Diabetes can also cause cold feet through a different mechanism. Nerve damage from chronically high blood sugar destroys the tiny temperature sensors in the skin, particularly on the soles of the feet. When those sensors stop working properly, the brain’s thermostat can’t trigger the normal warming response. Studies measuring foot temperature recovery after cold exposure found that people with diabetic neuropathy had significantly impaired ability to rewarm their feet, due to degeneration of these temperature-sensing nerves.

Medications That Cause Cold Sensitivity

Certain blood pressure medications, particularly beta-blockers, are well-known for causing cold hands and feet. In one study of patients being treated for high blood pressure, 50% of those taking beta-blockers reported cold hands and feet, compared to less than 5% of those on a different type of blood pressure medication. Beta-blockers work by slowing the heart rate and reducing the force of each heartbeat, which decreases blood flow to the extremities. Some beta-blockers cause this more than others, so switching medications can sometimes help.

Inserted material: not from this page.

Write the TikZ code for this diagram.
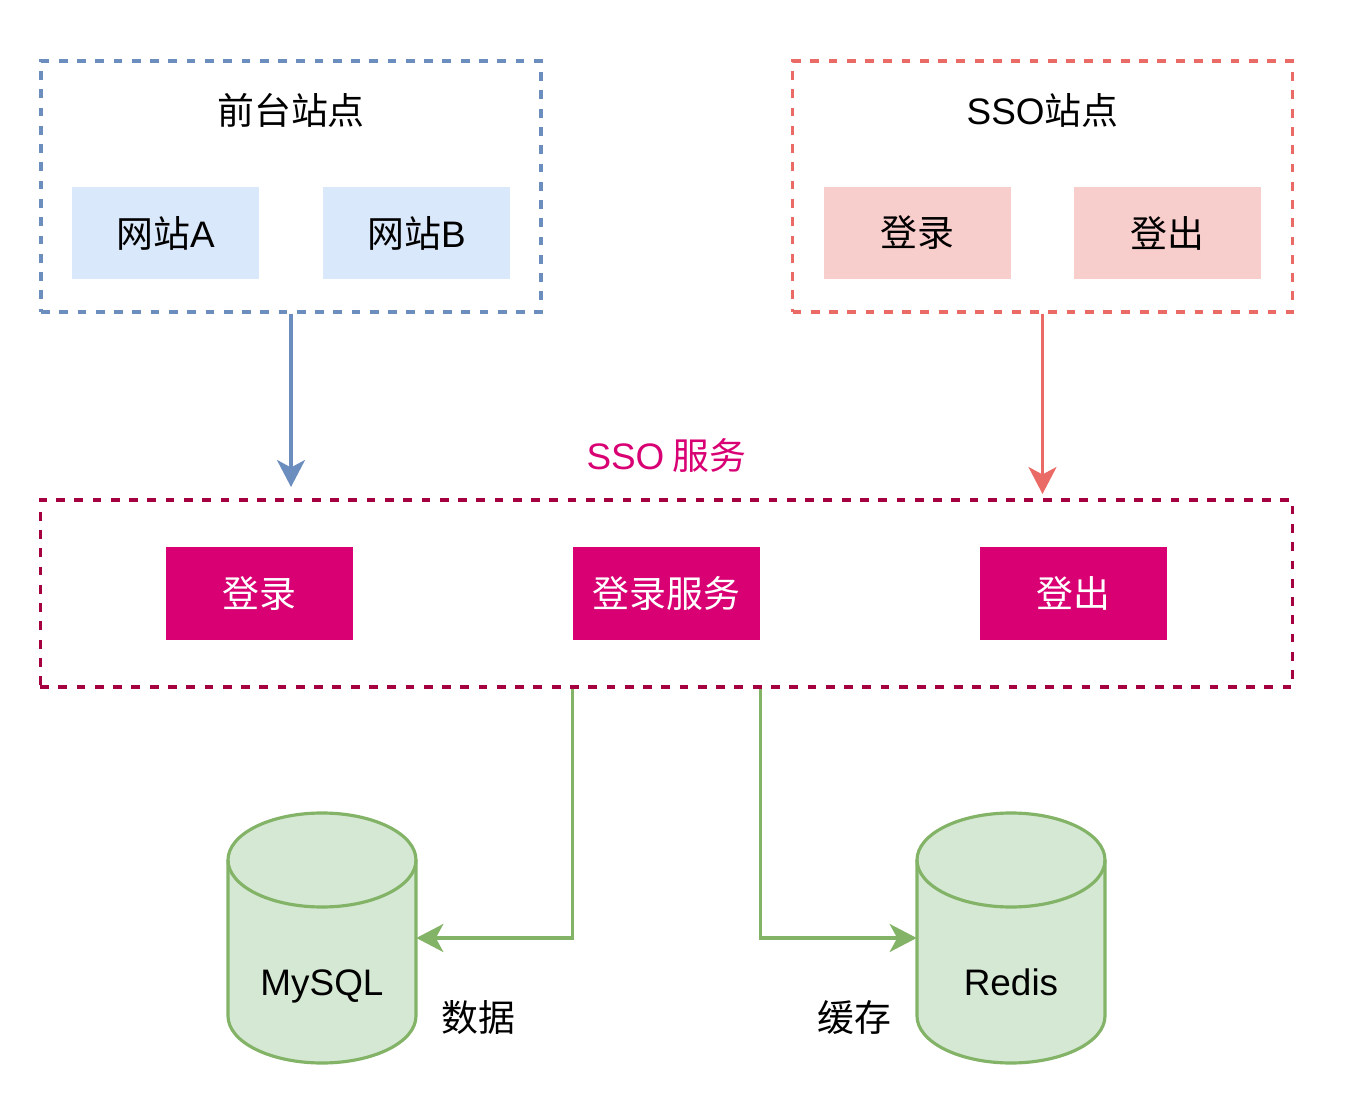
\documentclass[tikz,border=0pt]{standalone}
\usepackage{fontspec}
\newfontfamily\cjk{Noto Sans CJK SC}
\newfontfamily\lat{Liberation Sans}
\usetikzlibrary{arrows.meta}
\definecolor{BlueLine}{HTML}{6C8EBF}
\definecolor{BlueFill}{HTML}{DAE8FC}
\definecolor{RedLine}{HTML}{EA6B66}
\definecolor{RedFill}{HTML}{F8CECC}
\definecolor{SvcLine}{HTML}{A50040}
\definecolor{SvcFill}{HTML}{D80073}
\definecolor{GreenLine}{HTML}{82B366}
\definecolor{GreenFill}{HTML}{D5E8D4}
\tikzset{
  txt/.style={font=\cjk\fontsize{21}{25}\selectfont, inner sep=0pt},
  group/.style={draw, dash pattern=on 5pt off 5.4pt, line width=1.8pt, minimum width=10cm, minimum height=5.02cm},
  item/.style={txt, minimum width=3.76cm, minimum height=1.86cm},
  link/.style={line width=1.8pt, -{Stealth[length=5.4mm, width=5.6mm, inset=1.5mm]}},
  drum/.style={fill=GreenFill, draw=GreenLine, line width=1.8pt}
}

\begin{document}
\begin{tikzpicture}[x=0.02cm, y=0.02cm]
  \useasboundingbox (0,0) rectangle (1350,-1098);
  % site groups
  \node[group, draw=BlueLine] (front) at (291,-186.5) {};
  \node[group, draw=RedLine] (ssosite) at (1042.5,-186.5) {};
  \node[txt] (fronttitle) at (291,-110) {前台站点};
  \node[txt] (ssotitle) at (1042.5,-110) {{\lat SSO}站点};
  % site pages
  \node[item, fill=BlueFill] (siteA) at (165.5,-233) {网站{\lat A}};
  \node[item, fill=BlueFill] (siteB) at (416.5,-233) {网站{\lat B}};
  \node[item, fill=RedFill] (pagein) at (917.5,-233) {登录};
  \node[item, fill=RedFill] (pageout) at (1167.5,-233) {登出};
  % sso service
  \node[group, draw=SvcLine, minimum width=25.06cm, minimum height=3.74cm] (sso) at (666.5,-593.5) {};
  \node[txt, text=SvcFill] (ssotxt) at (666.5,-455) {{\lat SSO} 服务};
  \node[item, fill=SvcFill, text=white] (login) at (259.5,-593.5) {登录};
  \node[item, fill=SvcFill, text=white] (svc) at (666.5,-593.5) {登录服务};
  \node[item, fill=SvcFill, text=white] (logout) at (1073.5,-593.5) {登出};
  % storage drums
  \filldraw[drum] (228,-860) -- (228,-1016) arc[start angle=180, end angle=360, x radius=94, y radius=47]
    -- (416,-860) arc[start angle=0, end angle=180, x radius=94, y radius=47] -- cycle;
  \draw[drum, fill=none] (228,-860) arc[start angle=180, end angle=360, x radius=94, y radius=47];
  \filldraw[drum] (917,-860) -- (917,-1016) arc[start angle=180, end angle=360, x radius=94, y radius=47]
    -- (1105,-860) arc[start angle=0, end angle=180, x radius=94, y radius=47] -- cycle;
  \draw[drum, fill=none] (917,-860) arc[start angle=180, end angle=360, x radius=94, y radius=47];
  \node[minimum width=3.76cm, minimum height=5cm, inner sep=0pt] (mysql) at (322,-938) {};
  \node[minimum width=3.76cm, minimum height=5cm, inner sep=0pt] (redis) at (1011,-938) {};
  \node[txt, font=\lat\fontsize{21}{25}\selectfont, anchor=base] (mysqltxt) at (322,-995) {MySQL};
  \node[txt, font=\lat\fontsize{21}{25}\selectfont, anchor=base] (redistxt) at (1011,-995) {Redis};
  \node[txt] (datatxt) at (478,-1018) {数据};
  \node[txt] (cachetxt) at (854,-1018) {缓存};
  % arrows
  \coordinate (frontin) at (291,-487);
  \coordinate (ssoin) at (1042.5,-494);
  \draw[link, BlueLine] (front.south) -- (frontin);
  \draw[link, RedLine] (ssosite.south) -- (ssoin);
  \draw[link, GreenLine] (svc.west |- sso.south) |- (mysql.east);
  \draw[link, GreenLine] (svc.east |- sso.south) |- (redis.west);
\end{tikzpicture}
\end{document}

When Cold Intolerance Is New or Worsening

Some people have always run cold. If that’s been your baseline for as long as you can remember and you have no other symptoms, it likely reflects your body composition, metabolism, or genetics rather than a medical problem. The picture changes when cold intolerance is new, progressive, or accompanied by other symptoms like fatigue, hair loss, numbness, unexplained weight changes, or skin color changes in the fingers and toes.

Doctors typically start with blood work: a complete blood count to check for anemia, TSH to evaluate thyroid function, iron and ferritin levels, and sometimes B12. These tests are inexpensive and can identify the most common treatable causes. If the results are normal and symptoms persist, further evaluation might look at circulation, nerve function, or hormonal balance. In many cases, treating the underlying cause resolves the cold sensitivity entirely.